Paul Dabrowski, the chief executive officer of Synthego, which provides genetically engineered cells to scientists and researchers, worries about a future where access to the genetic technologies that will reshape the world are only available to the few who can afford them.
To hear him tell it, that’s why Dabrowski began working on Synthego in the first place — to democratize access to the new technologies that will give scientists, researchers, and consumers new ways to rewrite the code that has defined human existence.
“People talk about access to the tools, but the question is access to the therapies,” Dabrowski said. “We’re talking about the basis of what does it mean to be human not right now, but in the next 100 years.”
Now, the company has a fresh $110 million in cash from new investors at Founders Fund and the company’s previous backers — 8VC and Menlo Ventures — to try and drive costs down.
“This new funding allows us to expand our reach and build out of our full stack platform capabilities at a perfect time,” said Dabrowski, co-founder and CEO, Synthego, in a statement. “Biological medicines are on the cusp of a revolution with the coming curative cell and gene therapies, and we are proud to support this industry.”
While Dabrowski said the financing will be used for further research and development — and bringing new services to market — in the near term the funding will be used to expand two main areas of interest for the company. One is the creation of CRISPR kits that can create different genetic lines based on the requests from researchers and scientists, and the other is creating materials that are “clinical-grade”, which means that they can be used in clinical trials on animal (and potentially human) subjects.
“In general the demand for these products is quite high. Building capacity and building out the informatics models for the predictability on the CRISPR research side.
In all, the Redwood City, Calif.-based company has raised $166 million in funding to develop its technology that makes research and development using the gene editing tool known as CRISPR more economical and faster for researchers. Synthego claims that by offering researchers one-click access to engineered cells with guaranteed edits in their desired target, the company can slash the time it takes to conduct experiments by months, enabling predictable and rapid outcomes in cell and gene therapy research and development.
As we’d written previously, Synthego launched its first CRISPR offerings to the market earlier this year.
There are two basic functions that people use CRISPR for, said Dabrowski. The first is to remove a gene or function and the second is adding a function to genetic material.
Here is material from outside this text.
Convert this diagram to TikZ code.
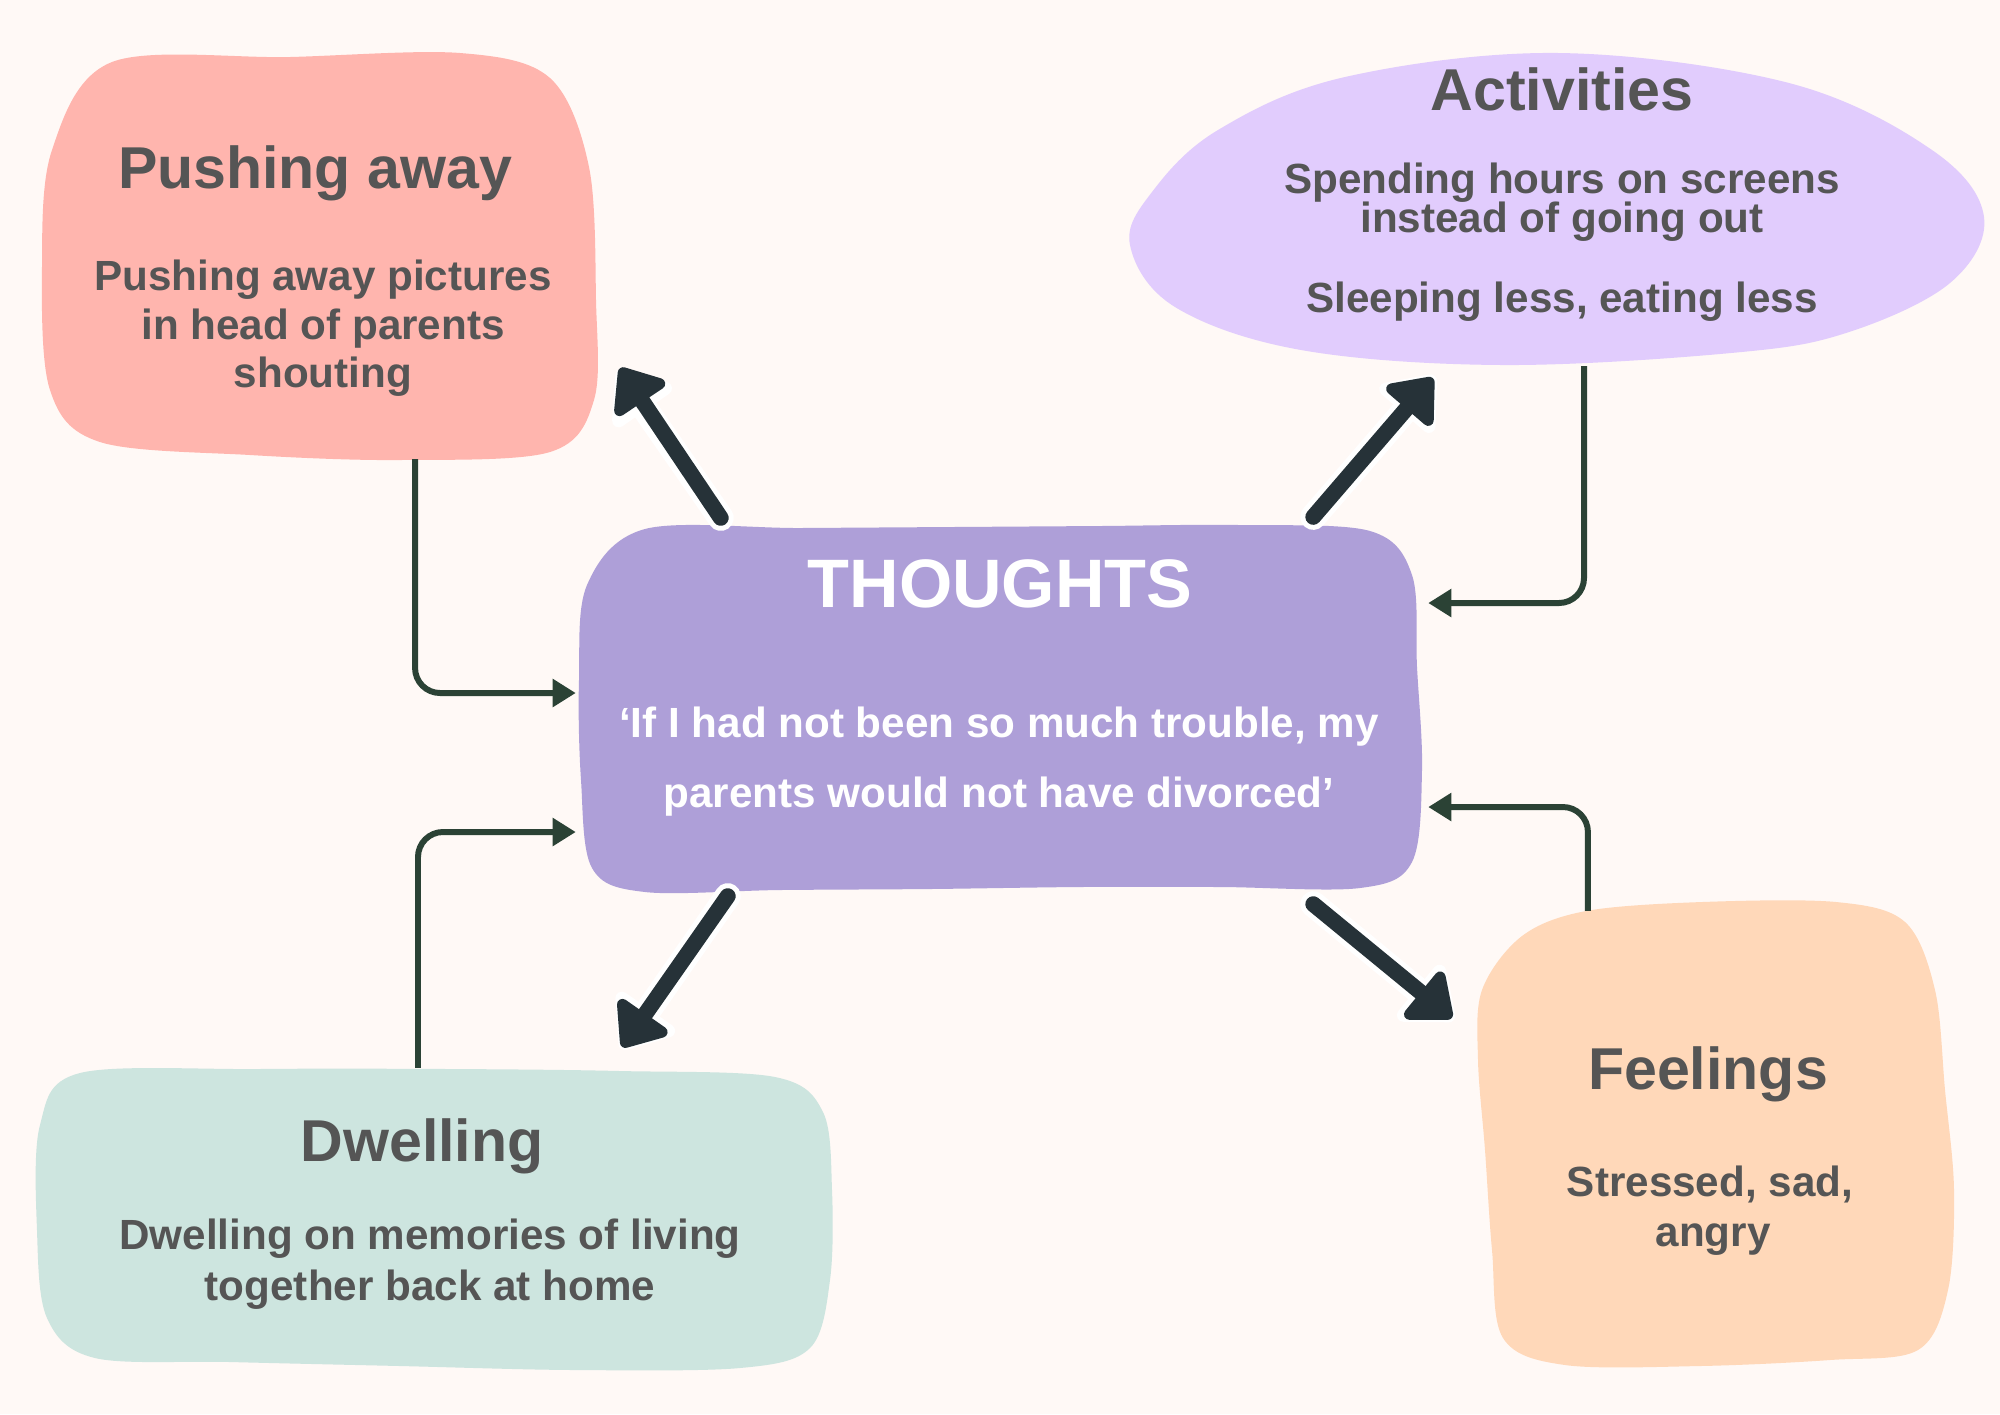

Both of those processes involve three (very complicated) steps. First scientists have to identify the gene that they want to target and then understand what genetic material within that gene they want to target for removal. Then a research team would need to identify and procure the reagents and components they need to edit a gene. Finally, the team would need to figure out whether the edit was made successfully and watch for results when the edited genetic material is cultivated.
Synthego’s first set of products were designed to simplify the process for identifying and designing genetic material for experimentation. This next set of tools are supposed to help scientists by providing them with the material they want to observe or experiment with.
“Our vision is a future where cell and gene therapies are ultimately as accessible as vaccines, so that everyone can benefit from next-generation cures,” said Dabrowski in a statement. “Synthego will continue to innovate to help researchers redefine the boundaries of transformative medicines.”